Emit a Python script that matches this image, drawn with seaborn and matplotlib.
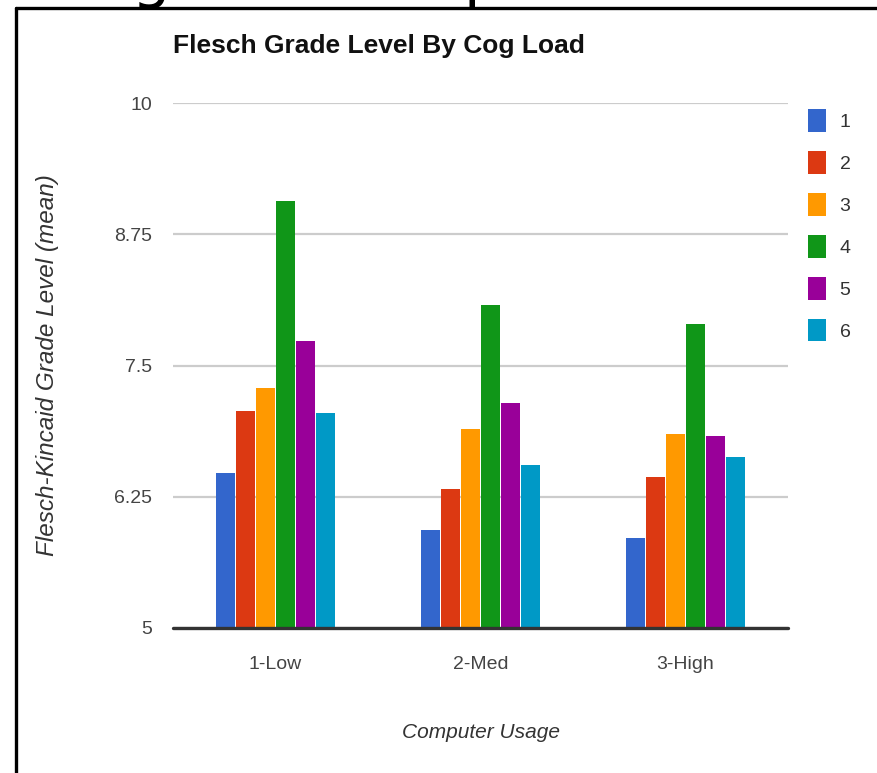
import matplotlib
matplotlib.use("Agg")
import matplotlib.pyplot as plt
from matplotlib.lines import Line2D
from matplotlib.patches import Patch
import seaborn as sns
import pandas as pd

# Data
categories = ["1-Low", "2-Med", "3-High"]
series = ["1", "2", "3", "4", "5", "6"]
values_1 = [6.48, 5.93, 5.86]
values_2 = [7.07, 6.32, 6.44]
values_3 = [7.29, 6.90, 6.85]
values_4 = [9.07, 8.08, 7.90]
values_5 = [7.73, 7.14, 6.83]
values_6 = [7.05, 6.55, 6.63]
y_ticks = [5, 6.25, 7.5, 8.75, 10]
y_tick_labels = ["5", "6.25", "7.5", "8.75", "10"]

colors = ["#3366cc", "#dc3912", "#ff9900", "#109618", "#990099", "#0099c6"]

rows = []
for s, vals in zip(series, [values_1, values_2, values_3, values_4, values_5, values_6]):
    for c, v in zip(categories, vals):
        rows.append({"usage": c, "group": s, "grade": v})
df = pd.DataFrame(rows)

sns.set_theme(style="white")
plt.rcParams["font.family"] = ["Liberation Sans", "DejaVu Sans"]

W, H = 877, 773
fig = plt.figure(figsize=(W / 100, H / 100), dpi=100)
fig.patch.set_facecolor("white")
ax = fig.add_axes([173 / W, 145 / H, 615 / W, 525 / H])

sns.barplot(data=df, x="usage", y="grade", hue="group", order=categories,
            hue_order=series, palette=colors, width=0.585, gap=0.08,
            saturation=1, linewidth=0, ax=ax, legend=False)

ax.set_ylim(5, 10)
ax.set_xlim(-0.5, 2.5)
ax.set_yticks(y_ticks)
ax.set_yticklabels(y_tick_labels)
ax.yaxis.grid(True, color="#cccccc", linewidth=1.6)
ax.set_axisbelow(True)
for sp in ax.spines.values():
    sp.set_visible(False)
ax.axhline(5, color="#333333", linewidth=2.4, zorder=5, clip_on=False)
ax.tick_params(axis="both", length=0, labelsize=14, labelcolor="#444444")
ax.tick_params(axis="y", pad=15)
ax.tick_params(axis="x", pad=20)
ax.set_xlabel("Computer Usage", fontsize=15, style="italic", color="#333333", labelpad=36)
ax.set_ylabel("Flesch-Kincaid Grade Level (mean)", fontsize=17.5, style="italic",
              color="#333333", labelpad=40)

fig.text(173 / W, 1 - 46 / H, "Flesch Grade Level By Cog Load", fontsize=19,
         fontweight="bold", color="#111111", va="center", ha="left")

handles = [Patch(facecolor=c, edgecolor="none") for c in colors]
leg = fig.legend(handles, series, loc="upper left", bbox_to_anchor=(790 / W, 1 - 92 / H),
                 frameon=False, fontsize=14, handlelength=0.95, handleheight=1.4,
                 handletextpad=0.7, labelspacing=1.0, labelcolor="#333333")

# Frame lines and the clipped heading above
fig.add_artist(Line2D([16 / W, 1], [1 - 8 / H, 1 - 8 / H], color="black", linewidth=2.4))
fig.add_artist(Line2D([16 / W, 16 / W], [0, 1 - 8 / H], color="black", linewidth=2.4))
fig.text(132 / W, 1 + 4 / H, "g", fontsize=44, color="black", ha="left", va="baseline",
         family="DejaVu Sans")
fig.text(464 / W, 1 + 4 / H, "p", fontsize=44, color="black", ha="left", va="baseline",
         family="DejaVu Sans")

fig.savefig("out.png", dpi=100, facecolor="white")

┄┄┄┄┄┄┄┄┄┄

* SHORT EXERCISE
Using the material above, set down every line exactly, but skip the pictures.

* EXPECTED OUTPUT
Emit a Python script that matches this image, drawn with seaborn and matplotlib.
import matplotlib
matplotlib.use("Agg")
import matplotlib.pyplot as plt
from matplotlib.lines import Line2D
from matplotlib.patches import Patch
import seaborn as sns
import pandas as pd

# Data
categories = ["1-Low", "2-Med", "3-High"]
series = ["1", "2", "3", "4", "5", "6"]
values_1 = [6.48, 5.93, 5.86]
values_2 = [7.07, 6.32, 6.44]
values_3 = [7.29, 6.90, 6.85]
values_4 = [9.07, 8.08, 7.90]
values_5 = [7.73, 7.14, 6.83]
values_6 = [7.05, 6.55, 6.63]
y_ticks = [5, 6.25, 7.5, 8.75, 10]
y_tick_labels = ["5", "6.25", "7.5", "8.75", "10"]

colors = ["#3366cc", "#dc3912", "#ff9900", "#109618", "#990099", "#0099c6"]

rows = []
for s, vals in zip(series, [values_1, values_2, values_3, values_4, values_5, values_6]):
    for c, v in zip(categories, vals):
        rows.append({"usage": c, "group": s, "grade": v})
df = pd.DataFrame(rows)

sns.set_theme(style="white")
plt.rcParams["font.family"] = ["Liberation Sans", "DejaVu Sans"]

W, H = 877, 773
fig = plt.figure(figsize=(W / 100, H / 100), dpi=100)
fig.patch.set_facecolor("white")
ax = fig.add_axes([173 / W, 145 / H, 615 / W, 525 / H])

sns.barplot(data=df, x="usage", y="grade", hue="group", order=categories,
            hue_order=series, palette=colors, width=0.585, gap=0.08,
            saturation=1, linewidth=0, ax=ax, legend=False)

ax.set_ylim(5, 10)
ax.set_xlim(-0.5, 2.5)
ax.set_yticks(y_ticks)
ax.set_yticklabels(y_tick_labels)
ax.yaxis.grid(True, color="#cccccc", linewidth=1.6)
ax.set_axisbelow(True)
for sp in ax.spines.values():
    sp.set_visible(False)
ax.axhline(5, color="#333333", linewidth=2.4, zorder=5, clip_on=False)
ax.tick_params(axis="both", length=0, labelsize=14, labelcolor="#444444")
ax.tick_params(axis="y", pad=15)
ax.tick_params(axis="x", pad=20)
ax.set_xlabel("Computer Usage", fontsize=15, style="italic", color="#333333", labelpad=36)
ax.set_ylabel("Flesch-Kincaid Grade Level (mean)", fontsize=17.5, style="italic",
              color="#333333", labelpad=40)

fig.text(173 / W, 1 - 46 / H, "Flesch Grade Level By Cog Load", fontsize=19,
         fontweight="bold", color="#111111", va="center", ha="left")

handles = [Patch(facecolor=c, edgecolor="none") for c in colors]
leg = fig.legend(handles, series, loc="upper left", bbox_to_anchor=(790 / W, 1 - 92 / H),
                 frameon=False, fontsize=14, handlelength=0.95, handleheight=1.4,
                 handletextpad=0.7, labelspacing=1.0, labelcolor="#333333")

# Frame lines and the clipped heading above
fig.add_artist(Line2D([16 / W, 1], [1 - 8 / H, 1 - 8 / H], color="black", linewidth=2.4))
fig.add_artist(Line2D([16 / W, 16 / W], [0, 1 - 8 / H], color="black", linewidth=2.4))
fig.text(132 / W, 1 + 4 / H, "g", fontsize=44, color="black", ha="left", va="baseline",
         family="DejaVu Sans")
fig.text(464 / W, 1 + 4 / H, "p", fontsize=44, color="black", ha="left", va="baseline",
         family="DejaVu Sans")

fig.savefig("out.png", dpi=100, facecolor="white")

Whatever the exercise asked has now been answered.